I  find that it helps to trick my kids into eating anything healthy. I do that by adding chocolate chips and a crumb topping. I can add a little bad stuff to convince them to eat the good stuff. The trade off is worth it to me. And in the spirit of full disclosure, these muffins are not low sugar. Sorry.

You can omit the crumb topping if you want and they are still killer. You can get rid of the chocolate chips and they still rock.

I love to make them into mini muffins. Anything mini, is adorable and therefore tastier, right? Plus if they don’t eat the whole thing, it isn’t as much wasted.

I hope you are surviving the last push until summer. That’s when a whole new world of challenges begins. At least they can wear their swimming suit all day and nobody will care. Until then, try muffins.

healthier banana crumb muffins

Healthier Banana Crumb Muffins


  • 2 cups whole-wheat flour
  • 1 teaspoon baking powder
  • 1 teaspoon baking soda
  • 1/2 teaspoon salt
  • 1/2 teaspoon cinnamon
  • 3-4 large ripe bananas (about 1 3/4 cups mashed)
  • 3/4 cup brown sugar
  • 1/3 cup coconut oil, melted
  • 1 large egg
  • 1/2 cup plain Greek yogurt
  • 2 teaspoons vanilla extract
  • 1 cup semi sweet chocolate chips
  • For Crumb Topping
  • 1/3 cup flour
  • 1/2 cup sugar
  • 1/4 cup butter
  • 1/4 teaspoon cinnamon


  1. Preheat oven to 350
  2. Mix together the dry ingredients in a large bowl. Set aside.
  3. Whisk together the bananas, brown sugar, coconut oil, egg, yogurt and vanilla until well combined.
  4. Dump wet ingredients into dry ingredients and stir until just combined.
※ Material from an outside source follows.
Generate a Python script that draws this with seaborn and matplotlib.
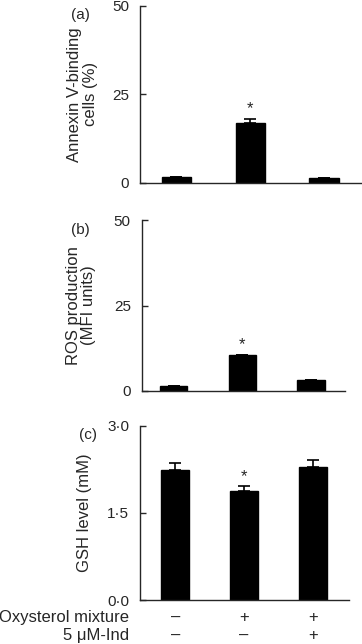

Fold in chocolate chips.
  5. Scoop into lined or greased muffin tins (I like the mini ones the best.) Fill until just below the top of the muffin tin.
  6. In a small bowl cut together the flour, sugar, butter and cinnamon, until it forms crumbs.
  7. Place muffin tins in oven for about 10-12 minutes, or until the top is no longer shiny and wet looking. Remove the pan and quickly sprinkle a little crumb mixture over each muffin and return to the oven. for an additional 10-12 minutes or until the muffin is cooked through and a toothpick comes out clean.